Linda Fisher, the Environmental Protection Agency's deputy administrator, made the statement during a hearing on whether gas prices would increase because of last week's decision, according to Bloomberg News. The EPA denied California's request to opt out of a federal requirement that gas sold in the smoggiest cities contain oxygen to make it burn cleaner.
The state is phasing out MTBE, the most widely used oxygenate, because it has been found to pollute groundwater. California argued it could meet federal clean-air goals without being forced to use the only oxygenate alternative, ethanol, typically made from corn and not as clean-burning as MTBE.
State officials fear there will not be enough ethanol to supply their enormous market, meaning higher gas prices for motorists. The EPA concluded there was enough uncertainty about whether emissions would increase that the law gave it no choice but to deny California's request.
But in testimony before the Senate Energy and Natural Resources Committee, Fisher said the oxygenate requirement may be outdated.
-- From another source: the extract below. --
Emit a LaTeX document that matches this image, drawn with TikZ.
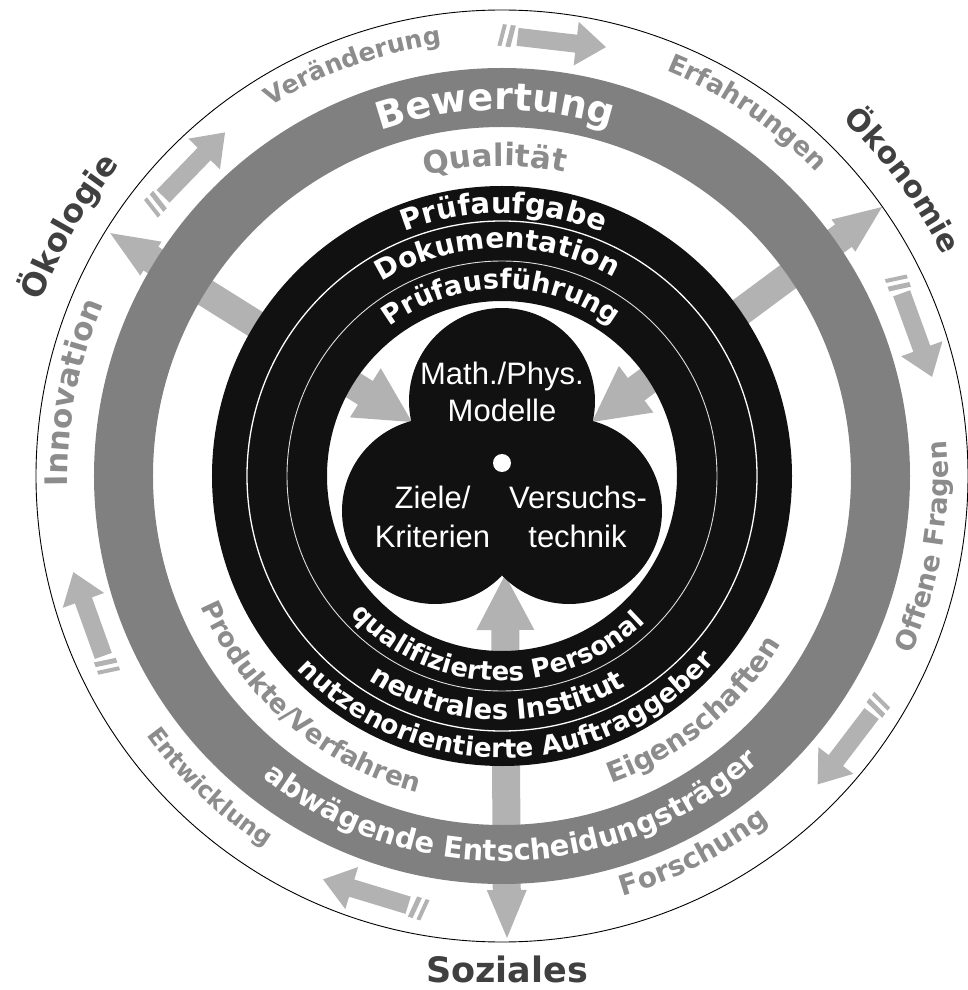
\documentclass[tikz,border=0pt]{standalone}
\usepackage{fontspec}
\setmainfont{DejaVu Sans}
\newfontfamily\arialf{Liberation Sans}
\usetikzlibrary{decorations.text}
\definecolor{ringgray}{HTML}{808080}
\definecolor{arrgray}{HTML}{B2B2B2}
\definecolor{txtgray}{HTML}{8C8C8C}
\definecolor{dkgray}{HTML}{404040}
\definecolor{blk}{HTML}{111111}
\newcommand{\cwtext}[5]{\path[decorate,decoration={text along path,text align=center,text={|\fontsize{#3}{#3}\selectfont\bfseries\color{#4}|#5}}] ({#1+85}:#2pt) arc[start angle={#1+85}, end angle={#1-85}, radius=#2pt];}
\newcommand{\ccwtext}[5]{\path[decorate,decoration={text along path,text align=center,text={|\fontsize{#3}{#3}\selectfont\bfseries\color{#4}|#5}}] ({#1-85}:#2pt) arc[start angle={#1-85}, end angle={#1+85}, radius=#2pt];}
\newcommand{\tanarrow}[2]{%
\begin{scope}[shift={(#1:#2pt)}, rotate={#1-90}]
 \fill[arrgray] (-54,-11) -- (-50,-11) -- (-47,11) -- (-51,11) -- cycle;
 \fill[arrgray] (-46,-11) -- (-41,-11) -- (-38,11) -- (-43,11) -- cycle;
 \fill[arrgray] (-35,-9) -- (24,-9) -- (24,-22) -- (54,0) -- (24,22) -- (24,9) -- (-35,9) -- cycle;
\end{scope}}
\newcommand{\bigarrow}[4]{%
\fill[arrgray, shift={(#1,#2)}, rotate=#3] (0,0) -- (55,29) -- (55,14) -- ({#4-48},14) -- ({#4-48},20) -- (#4,0) -- ({#4-48},-20) -- ({#4-48},-14) -- (55,-14) -- (55,-29) -- cycle;}
\tikzset{inner/.style={anchor=base, text=white, font=\arialf\fontsize{31}{31}\selectfont, inner sep=0pt}}
\begin{document}
\begin{tikzpicture}[x=1pt,y=1pt]
\useasboundingbox (-502,-514) rectangle (465,476);
\coordinate (C) at (0,0);
% outer circle
\draw[black, line width=0.9pt] (C) circle (466pt);
% big double arrows
\bigarrow{-90}{54}{147.96}{356}
\bigarrow{90}{54}{36.55}{361}
\bigarrow{3}{-99}{-89.68}{363}
% rings
\fill[ringgray, even odd rule] (C) circle (408pt) (C) circle (349pt);
\fill[blk, even odd rule] (C) circle (290pt) (C) circle (175pt);
\draw[white, line width=1.3pt] (C) circle (255pt);
\draw[white!75!gray, line width=0.9pt] (C) circle (215pt);
% trefoil
\fill[blk] (0,75) circle (93pt);
\fill[blk] (-67,-35) circle (93pt);
\fill[blk] (67,-35) circle (93pt);
\fill[white] (0,13) circle (9pt);
\node[inner] (m1) at (0,91) {Math./Phys.};
\node[inner] (m2) at (0,54) {Modelle};
\node[inner] (z1) at (-69.5,-32) {Ziele/};
\node[inner] (z2) at (-69.5,-71) {Kriterien};
\node[inner] (v1) at (76,-32) {Versuchs-};
\node[inner] (v2) at (75.5,-71) {technik};
% texts, upper half
\cwtext{110}{436}{25}{txtgray}{Veränderung}
\cwtext{56}{437}{26}{txtgray}{Erfahrungen}
\cwtext{169}{434}{31}{txtgray}{Innovation}
\cwtext{150}{493}{32}{dkgray}{Ökologie}
\cwtext{36.4}{493}{30}{dkgray}{Ökonomie}
\cwtext{91}{366}{38}{white}{Bewertung}
\cwtext{91.3}{310}{31}{txtgray}{Qualität}
\cwtext{89.6}{263}{29}{white}{Prüfaufgabe}
\cwtext{91.2}{228}{28}{white}{Dokumentation}
\cwtext{90.2}{187}{27}{white}{Prüfausführung}
% texts, lower half
\ccwtext{-9.5}{446}{27}{txtgray}{Offene Fragen}
\ccwtext{-63.1}{437}{28}{txtgray}{Forschung}
\ccwtext{226.8}{440}{24}{txtgray}{Entwicklung}
\ccwtext{229.3}{328}{26.5}{txtgray}{Produkte/Verfahren}
\ccwtext{-50.7}{326}{28}{txtgray}{Eigenschaften}
\ccwtext{271.8}{385}{29}{white}{abwägende Entscheidungsträger}
\ccwtext{268.5}{205}{26}{white}{qualifiziertes Personal}
\ccwtext{268.7}{244}{27.5}{white}{neutrales Institut}
\ccwtext{271.2}{282}{26.4}{white}{nutzenorientierte Auftraggeber}
\node[anchor=base, text=dkgray, font=\fontsize{35}{35}\selectfont\bfseries, inner sep=0pt] (soz) at (5,-506) {Soziales};
% small tangential arrows
\tanarrow{83.4}{438}
\tanarrow{135.9}{438}
\tanarrow{20}{438}
\tanarrow{-37.3}{438}
\tanarrow{253.1}{438}
\tanarrow{199.7}{436}
\end{tikzpicture}
\end{document}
She stressed the clean-air gains of the federal reformulated gas program, but said mandating oxygen content may no longer be the best way to ensure emission reductions, a diverse fuel supply and the other aims of the program. Only Congress can change that requirement, the report said.
Eleven states have banned MTBE and at least a dozen more are considering it. Keeping the oxygenate requirement then would likely be a massive boost for the farm state-based ethanol industry. The industry insists it can meet any supply and transportation challenges, and that adding ethanol to gas provides environmental benefits.